* Dataset content *

================

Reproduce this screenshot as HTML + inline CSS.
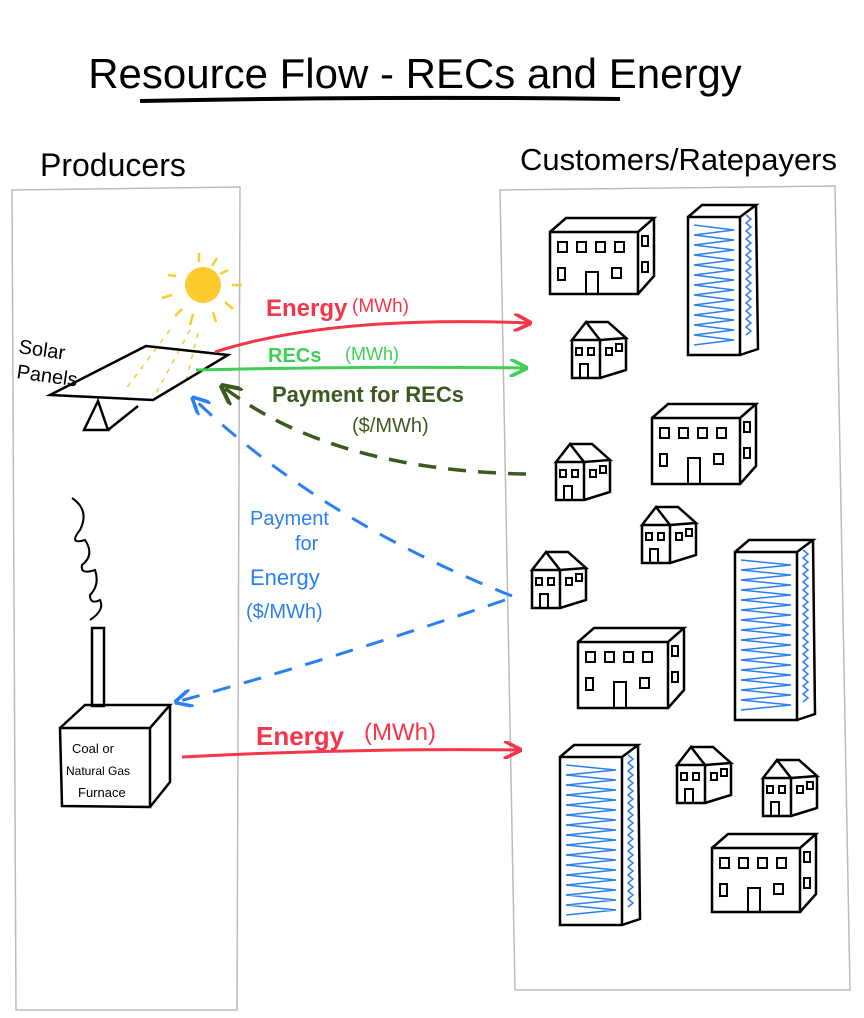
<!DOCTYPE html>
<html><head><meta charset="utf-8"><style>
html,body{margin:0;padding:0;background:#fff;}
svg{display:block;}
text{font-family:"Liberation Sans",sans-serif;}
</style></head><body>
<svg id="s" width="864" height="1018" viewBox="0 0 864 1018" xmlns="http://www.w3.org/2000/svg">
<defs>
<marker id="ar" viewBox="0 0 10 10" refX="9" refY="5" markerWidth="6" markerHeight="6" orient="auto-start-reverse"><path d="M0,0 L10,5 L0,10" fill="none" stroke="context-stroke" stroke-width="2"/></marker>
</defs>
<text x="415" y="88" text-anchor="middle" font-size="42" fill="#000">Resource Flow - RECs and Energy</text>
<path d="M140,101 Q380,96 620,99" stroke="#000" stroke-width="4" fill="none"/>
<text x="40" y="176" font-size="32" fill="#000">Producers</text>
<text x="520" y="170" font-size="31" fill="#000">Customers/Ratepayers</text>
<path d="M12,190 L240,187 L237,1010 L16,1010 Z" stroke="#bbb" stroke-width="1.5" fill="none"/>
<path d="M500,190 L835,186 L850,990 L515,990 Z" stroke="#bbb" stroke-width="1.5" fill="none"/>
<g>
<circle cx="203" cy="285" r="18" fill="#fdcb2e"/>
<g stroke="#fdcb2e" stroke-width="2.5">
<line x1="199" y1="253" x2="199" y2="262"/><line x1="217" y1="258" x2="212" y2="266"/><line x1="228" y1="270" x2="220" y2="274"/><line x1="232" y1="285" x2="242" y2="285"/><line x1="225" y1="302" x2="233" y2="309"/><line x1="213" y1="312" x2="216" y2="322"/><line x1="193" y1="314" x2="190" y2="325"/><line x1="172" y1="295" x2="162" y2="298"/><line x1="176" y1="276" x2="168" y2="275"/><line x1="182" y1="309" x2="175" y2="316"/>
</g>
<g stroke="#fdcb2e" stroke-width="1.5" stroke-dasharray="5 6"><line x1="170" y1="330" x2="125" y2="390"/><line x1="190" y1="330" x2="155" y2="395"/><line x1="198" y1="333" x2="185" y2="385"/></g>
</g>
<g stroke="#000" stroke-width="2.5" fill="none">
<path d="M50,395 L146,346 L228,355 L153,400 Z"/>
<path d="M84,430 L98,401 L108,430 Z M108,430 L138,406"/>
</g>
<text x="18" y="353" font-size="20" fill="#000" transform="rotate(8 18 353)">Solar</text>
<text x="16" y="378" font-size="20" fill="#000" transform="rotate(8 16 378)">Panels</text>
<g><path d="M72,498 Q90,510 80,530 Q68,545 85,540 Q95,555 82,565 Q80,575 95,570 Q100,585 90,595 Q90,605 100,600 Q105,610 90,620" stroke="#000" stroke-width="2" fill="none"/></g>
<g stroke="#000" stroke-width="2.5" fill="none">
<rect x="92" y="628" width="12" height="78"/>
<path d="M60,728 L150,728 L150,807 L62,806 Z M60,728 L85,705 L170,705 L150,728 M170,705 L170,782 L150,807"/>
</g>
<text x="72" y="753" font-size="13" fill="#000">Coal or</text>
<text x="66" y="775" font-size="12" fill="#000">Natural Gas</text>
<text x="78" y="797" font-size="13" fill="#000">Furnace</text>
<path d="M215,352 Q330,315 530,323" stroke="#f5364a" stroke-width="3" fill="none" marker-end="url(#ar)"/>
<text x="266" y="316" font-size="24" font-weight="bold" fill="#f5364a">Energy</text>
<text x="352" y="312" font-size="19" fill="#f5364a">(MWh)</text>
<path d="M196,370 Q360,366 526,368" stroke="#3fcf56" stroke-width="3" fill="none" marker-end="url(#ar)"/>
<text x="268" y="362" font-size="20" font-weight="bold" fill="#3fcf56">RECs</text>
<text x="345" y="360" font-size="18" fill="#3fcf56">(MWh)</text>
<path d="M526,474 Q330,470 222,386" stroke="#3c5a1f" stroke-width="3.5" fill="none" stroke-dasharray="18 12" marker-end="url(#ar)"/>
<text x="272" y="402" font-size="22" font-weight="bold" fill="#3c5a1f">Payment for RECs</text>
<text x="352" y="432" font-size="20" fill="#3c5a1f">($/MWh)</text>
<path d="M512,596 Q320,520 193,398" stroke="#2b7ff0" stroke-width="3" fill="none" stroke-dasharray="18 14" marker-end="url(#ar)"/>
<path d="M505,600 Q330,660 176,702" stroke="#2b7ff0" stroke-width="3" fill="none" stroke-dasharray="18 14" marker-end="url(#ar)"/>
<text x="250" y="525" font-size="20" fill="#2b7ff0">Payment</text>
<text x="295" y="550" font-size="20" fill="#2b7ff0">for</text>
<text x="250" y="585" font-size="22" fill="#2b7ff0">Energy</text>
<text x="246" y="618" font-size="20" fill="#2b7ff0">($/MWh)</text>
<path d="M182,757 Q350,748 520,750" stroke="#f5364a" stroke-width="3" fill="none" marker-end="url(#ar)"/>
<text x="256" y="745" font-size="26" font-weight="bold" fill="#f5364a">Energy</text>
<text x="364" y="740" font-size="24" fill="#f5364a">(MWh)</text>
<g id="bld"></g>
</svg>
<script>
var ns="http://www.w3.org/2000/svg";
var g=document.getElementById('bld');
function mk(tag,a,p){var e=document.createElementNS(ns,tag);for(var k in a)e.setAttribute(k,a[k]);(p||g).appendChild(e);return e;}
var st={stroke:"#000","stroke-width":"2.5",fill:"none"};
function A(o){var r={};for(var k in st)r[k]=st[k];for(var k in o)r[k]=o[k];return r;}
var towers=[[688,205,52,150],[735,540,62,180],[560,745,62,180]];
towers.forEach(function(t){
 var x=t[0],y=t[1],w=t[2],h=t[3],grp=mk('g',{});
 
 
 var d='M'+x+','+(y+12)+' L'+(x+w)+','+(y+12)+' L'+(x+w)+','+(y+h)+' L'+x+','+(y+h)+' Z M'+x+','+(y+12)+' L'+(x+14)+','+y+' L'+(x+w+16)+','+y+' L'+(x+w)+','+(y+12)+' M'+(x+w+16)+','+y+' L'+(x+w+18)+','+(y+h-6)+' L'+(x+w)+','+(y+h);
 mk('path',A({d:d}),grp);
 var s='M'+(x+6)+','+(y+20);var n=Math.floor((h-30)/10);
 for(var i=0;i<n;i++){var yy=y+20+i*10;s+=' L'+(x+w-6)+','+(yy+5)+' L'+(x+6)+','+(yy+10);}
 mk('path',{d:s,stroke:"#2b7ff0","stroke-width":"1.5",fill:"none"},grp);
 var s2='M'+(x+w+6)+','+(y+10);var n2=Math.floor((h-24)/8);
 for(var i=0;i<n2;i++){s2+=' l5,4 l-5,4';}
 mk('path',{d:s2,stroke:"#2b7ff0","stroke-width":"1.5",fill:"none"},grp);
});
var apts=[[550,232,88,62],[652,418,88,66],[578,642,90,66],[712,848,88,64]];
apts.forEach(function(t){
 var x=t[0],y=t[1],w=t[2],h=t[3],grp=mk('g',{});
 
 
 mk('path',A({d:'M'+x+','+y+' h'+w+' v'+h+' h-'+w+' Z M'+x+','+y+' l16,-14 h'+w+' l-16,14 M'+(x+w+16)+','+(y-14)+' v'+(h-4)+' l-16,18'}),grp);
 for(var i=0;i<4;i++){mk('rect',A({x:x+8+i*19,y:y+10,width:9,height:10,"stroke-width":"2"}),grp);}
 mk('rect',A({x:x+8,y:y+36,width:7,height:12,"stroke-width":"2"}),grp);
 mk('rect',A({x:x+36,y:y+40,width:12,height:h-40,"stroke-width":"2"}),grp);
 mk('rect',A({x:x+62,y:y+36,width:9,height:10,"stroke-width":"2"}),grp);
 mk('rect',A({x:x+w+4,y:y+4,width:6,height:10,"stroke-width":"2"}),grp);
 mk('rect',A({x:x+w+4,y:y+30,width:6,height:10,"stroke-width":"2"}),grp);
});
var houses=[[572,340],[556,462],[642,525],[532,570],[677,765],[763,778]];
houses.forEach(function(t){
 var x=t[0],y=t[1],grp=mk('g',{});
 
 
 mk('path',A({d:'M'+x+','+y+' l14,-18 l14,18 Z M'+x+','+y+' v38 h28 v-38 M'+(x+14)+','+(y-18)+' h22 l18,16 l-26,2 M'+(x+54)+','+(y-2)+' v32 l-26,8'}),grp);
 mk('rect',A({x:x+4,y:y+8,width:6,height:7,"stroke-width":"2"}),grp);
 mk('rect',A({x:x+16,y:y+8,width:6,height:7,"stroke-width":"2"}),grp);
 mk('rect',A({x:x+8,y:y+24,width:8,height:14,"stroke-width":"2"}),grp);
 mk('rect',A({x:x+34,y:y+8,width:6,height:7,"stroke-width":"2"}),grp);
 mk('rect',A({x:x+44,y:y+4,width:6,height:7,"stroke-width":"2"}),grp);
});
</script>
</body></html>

================

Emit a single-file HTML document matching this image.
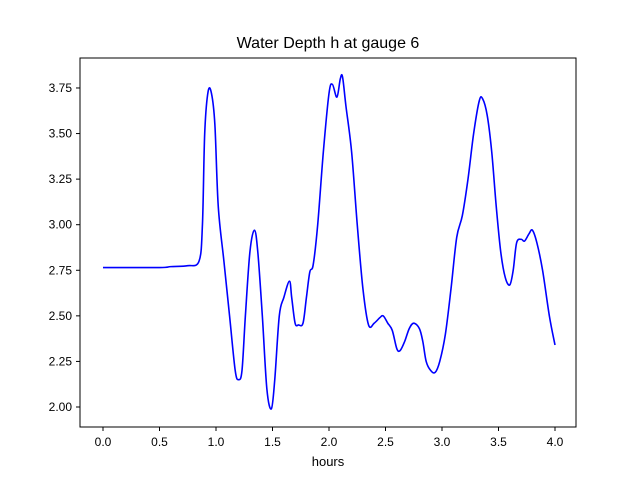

================

* Given problem *
Scan the material above. Extract every line in which the word "this" occurs.

* Exercise answer *
Reproduce this screenshot as HTML + inline CSS.
Emit a single-file HTML document matching this image.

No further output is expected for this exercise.